■ Records to use:

__________

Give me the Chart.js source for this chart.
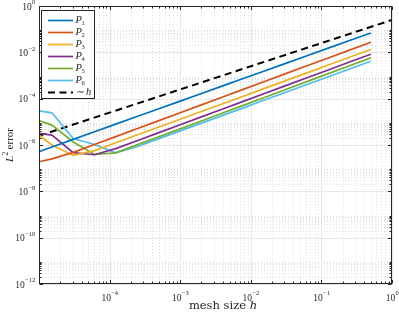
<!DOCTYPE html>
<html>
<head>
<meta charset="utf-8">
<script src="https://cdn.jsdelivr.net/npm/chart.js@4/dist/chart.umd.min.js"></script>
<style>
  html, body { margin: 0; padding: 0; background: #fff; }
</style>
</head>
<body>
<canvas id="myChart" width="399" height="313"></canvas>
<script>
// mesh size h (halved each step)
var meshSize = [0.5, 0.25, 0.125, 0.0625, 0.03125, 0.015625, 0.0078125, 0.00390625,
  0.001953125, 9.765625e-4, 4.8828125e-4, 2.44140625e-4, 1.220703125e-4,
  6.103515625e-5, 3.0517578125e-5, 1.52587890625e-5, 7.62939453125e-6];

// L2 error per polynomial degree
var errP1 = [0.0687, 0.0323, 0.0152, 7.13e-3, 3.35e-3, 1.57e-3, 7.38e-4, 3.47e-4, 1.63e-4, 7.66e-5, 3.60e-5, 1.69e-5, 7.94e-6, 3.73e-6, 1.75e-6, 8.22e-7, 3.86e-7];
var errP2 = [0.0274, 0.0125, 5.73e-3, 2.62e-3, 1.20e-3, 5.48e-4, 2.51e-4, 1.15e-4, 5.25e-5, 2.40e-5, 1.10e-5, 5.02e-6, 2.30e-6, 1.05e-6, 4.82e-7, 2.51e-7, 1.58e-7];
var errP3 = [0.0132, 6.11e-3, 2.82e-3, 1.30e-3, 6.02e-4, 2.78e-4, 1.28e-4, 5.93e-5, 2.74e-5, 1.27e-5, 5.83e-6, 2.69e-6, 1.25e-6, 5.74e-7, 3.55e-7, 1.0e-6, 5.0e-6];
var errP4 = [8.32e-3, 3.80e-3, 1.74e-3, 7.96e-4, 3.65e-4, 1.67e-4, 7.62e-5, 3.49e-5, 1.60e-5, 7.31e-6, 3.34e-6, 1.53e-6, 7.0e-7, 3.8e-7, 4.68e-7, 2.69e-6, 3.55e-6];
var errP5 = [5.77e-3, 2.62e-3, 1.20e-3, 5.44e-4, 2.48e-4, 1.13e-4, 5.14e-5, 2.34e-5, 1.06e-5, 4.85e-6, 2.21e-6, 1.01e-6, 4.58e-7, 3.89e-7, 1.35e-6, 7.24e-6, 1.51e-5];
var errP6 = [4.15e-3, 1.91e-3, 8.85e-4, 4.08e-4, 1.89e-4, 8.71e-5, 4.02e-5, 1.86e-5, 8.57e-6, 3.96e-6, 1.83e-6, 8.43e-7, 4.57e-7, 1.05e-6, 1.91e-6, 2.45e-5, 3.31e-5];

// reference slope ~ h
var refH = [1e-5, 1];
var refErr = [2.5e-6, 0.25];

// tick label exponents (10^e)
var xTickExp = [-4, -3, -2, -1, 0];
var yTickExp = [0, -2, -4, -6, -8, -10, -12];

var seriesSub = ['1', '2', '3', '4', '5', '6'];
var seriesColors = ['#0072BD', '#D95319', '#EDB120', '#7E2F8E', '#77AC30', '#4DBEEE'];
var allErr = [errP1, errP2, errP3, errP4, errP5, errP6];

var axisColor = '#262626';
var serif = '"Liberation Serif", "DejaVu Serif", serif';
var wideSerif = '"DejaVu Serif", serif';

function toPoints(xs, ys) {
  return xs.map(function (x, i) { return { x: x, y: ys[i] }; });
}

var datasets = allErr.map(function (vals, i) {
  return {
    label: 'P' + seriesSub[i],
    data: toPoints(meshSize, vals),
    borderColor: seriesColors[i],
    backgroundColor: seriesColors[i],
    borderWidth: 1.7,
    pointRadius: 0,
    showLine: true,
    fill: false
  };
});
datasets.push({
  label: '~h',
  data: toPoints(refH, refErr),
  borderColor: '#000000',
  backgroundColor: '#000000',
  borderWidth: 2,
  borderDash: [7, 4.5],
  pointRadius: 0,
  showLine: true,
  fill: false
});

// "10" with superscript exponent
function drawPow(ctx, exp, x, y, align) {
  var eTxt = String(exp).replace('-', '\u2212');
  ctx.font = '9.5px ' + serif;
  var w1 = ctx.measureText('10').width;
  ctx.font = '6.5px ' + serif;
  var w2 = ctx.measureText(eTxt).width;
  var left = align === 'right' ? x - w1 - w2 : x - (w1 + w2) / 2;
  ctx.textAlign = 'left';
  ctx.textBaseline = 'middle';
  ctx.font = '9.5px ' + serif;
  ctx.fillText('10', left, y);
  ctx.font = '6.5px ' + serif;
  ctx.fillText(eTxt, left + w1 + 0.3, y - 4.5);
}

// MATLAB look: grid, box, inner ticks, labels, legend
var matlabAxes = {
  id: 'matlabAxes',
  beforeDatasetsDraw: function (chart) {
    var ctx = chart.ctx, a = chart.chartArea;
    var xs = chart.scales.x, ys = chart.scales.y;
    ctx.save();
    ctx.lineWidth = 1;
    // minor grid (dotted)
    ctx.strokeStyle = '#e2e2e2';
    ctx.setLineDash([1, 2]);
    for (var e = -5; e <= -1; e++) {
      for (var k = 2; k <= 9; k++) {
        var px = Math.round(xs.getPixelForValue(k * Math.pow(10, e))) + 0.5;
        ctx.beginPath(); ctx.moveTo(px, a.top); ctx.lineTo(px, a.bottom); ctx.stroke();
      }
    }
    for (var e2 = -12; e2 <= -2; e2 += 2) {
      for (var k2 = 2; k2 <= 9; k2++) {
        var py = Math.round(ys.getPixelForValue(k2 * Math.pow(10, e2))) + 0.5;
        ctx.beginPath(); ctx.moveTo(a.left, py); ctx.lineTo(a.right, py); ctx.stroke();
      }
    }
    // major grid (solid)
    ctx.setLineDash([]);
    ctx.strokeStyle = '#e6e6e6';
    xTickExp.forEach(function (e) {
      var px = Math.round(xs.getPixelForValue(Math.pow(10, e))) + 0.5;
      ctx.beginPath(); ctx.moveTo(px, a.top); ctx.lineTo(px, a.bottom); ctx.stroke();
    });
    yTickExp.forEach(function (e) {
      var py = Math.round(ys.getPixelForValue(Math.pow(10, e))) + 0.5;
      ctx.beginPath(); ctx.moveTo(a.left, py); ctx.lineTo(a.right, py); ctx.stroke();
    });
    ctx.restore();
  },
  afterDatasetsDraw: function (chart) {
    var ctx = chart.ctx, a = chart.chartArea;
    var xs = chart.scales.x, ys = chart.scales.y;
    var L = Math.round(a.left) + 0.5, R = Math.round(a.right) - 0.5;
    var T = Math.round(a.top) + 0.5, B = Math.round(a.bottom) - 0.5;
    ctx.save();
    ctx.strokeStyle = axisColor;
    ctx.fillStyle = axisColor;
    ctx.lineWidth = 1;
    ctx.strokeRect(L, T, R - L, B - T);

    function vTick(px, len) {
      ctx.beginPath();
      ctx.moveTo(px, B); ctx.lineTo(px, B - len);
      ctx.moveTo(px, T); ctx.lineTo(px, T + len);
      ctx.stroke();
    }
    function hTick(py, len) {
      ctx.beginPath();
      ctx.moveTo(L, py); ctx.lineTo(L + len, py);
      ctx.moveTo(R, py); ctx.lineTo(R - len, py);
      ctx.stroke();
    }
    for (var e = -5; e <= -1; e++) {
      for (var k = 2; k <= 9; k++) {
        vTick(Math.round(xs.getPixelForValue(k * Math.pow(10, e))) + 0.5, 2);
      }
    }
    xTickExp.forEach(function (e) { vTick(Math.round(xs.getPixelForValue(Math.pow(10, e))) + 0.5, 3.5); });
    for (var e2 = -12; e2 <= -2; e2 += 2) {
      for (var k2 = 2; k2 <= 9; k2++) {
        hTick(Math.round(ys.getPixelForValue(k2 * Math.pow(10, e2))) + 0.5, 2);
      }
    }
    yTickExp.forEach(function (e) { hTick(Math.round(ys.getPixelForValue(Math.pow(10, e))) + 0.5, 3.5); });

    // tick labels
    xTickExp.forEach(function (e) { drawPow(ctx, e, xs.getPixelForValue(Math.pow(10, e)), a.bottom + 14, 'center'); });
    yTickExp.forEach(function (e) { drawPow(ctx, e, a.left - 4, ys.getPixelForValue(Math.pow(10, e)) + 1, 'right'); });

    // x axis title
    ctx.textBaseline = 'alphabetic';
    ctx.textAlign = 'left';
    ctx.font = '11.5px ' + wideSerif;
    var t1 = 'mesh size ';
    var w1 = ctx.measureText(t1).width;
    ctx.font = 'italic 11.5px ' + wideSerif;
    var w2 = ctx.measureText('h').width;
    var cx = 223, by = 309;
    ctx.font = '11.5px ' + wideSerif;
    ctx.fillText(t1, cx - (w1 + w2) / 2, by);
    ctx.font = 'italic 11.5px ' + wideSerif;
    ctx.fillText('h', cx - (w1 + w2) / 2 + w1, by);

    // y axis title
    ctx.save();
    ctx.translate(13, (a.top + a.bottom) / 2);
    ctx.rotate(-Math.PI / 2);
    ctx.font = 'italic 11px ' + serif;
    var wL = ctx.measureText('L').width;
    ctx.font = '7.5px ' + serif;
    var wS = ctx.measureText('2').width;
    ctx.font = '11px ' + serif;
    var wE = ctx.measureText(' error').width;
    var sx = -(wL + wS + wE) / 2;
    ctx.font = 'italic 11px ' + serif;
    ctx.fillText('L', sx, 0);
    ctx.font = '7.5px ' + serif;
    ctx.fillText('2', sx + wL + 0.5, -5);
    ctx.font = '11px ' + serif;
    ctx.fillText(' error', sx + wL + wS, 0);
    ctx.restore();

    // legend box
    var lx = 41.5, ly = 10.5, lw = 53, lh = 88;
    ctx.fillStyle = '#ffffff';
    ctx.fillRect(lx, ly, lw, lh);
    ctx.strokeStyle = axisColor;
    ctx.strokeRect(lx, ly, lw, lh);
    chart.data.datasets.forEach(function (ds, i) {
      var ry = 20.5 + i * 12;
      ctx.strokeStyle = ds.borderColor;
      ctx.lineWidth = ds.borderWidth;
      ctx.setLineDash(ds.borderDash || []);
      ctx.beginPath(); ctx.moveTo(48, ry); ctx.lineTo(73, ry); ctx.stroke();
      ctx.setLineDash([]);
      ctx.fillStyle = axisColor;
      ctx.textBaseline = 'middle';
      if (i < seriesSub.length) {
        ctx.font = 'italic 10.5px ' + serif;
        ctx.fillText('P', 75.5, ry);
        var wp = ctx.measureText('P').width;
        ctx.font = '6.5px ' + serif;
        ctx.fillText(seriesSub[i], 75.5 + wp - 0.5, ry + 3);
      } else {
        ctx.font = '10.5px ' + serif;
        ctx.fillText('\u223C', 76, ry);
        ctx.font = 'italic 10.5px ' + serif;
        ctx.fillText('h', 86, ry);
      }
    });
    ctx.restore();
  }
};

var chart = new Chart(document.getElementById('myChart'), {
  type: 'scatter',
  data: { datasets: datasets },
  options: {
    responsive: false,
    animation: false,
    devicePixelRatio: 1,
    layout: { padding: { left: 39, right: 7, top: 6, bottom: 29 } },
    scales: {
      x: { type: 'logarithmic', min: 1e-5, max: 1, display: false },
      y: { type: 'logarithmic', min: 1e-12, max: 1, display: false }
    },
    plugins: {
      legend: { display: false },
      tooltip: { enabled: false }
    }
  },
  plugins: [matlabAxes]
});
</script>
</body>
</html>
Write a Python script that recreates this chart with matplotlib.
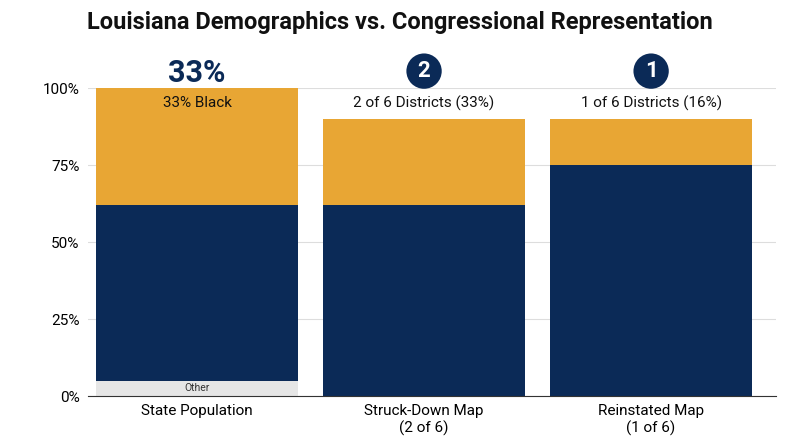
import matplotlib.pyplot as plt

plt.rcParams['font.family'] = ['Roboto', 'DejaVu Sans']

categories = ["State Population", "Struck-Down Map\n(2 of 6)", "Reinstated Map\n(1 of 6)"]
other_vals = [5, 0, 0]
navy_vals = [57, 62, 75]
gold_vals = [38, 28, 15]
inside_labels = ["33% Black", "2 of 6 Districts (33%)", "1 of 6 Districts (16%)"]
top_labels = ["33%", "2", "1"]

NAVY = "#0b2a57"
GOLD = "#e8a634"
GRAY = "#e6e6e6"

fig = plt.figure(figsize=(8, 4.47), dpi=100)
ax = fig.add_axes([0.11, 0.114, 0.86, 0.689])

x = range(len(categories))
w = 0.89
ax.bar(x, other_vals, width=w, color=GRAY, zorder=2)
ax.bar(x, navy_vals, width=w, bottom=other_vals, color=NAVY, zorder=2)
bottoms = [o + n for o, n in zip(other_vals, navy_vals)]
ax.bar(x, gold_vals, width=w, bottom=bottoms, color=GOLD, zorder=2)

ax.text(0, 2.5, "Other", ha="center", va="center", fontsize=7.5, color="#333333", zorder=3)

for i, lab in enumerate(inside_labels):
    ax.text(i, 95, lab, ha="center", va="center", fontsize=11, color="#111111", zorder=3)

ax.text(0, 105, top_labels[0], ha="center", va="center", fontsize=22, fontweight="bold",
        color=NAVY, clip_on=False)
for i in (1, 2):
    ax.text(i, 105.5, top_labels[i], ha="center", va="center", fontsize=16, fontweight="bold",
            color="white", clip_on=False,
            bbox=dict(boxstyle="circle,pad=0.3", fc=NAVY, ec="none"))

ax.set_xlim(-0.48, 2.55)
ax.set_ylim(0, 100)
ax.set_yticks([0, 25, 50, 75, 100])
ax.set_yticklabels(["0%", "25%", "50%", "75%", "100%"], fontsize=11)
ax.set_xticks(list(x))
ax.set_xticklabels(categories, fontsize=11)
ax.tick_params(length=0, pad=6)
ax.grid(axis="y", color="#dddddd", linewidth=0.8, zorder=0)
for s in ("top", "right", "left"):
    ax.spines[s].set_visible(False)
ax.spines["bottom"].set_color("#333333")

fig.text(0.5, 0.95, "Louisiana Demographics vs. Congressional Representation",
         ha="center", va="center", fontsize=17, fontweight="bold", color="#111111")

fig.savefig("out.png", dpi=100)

__________

■ What is being asked:
Write out again exactly the lines above from the one with "Write a Python" through the one with "ax = fig.add_axes([0.11, 0.114, 0.86, 0.689])", adding no other lines and no pictures.

■ Solution below:
Write a Python script that recreates this chart with matplotlib.
import matplotlib.pyplot as plt

plt.rcParams['font.family'] = ['Roboto', 'DejaVu Sans']

categories = ["State Population", "Struck-Down Map\n(2 of 6)", "Reinstated Map\n(1 of 6)"]
other_vals = [5, 0, 0]
navy_vals = [57, 62, 75]
gold_vals = [38, 28, 15]
inside_labels = ["33% Black", "2 of 6 Districts (33%)", "1 of 6 Districts (16%)"]
top_labels = ["33%", "2", "1"]

NAVY = "#0b2a57"
GOLD = "#e8a634"
GRAY = "#e6e6e6"

fig = plt.figure(figsize=(8, 4.47), dpi=100)
ax = fig.add_axes([0.11, 0.114, 0.86, 0.689])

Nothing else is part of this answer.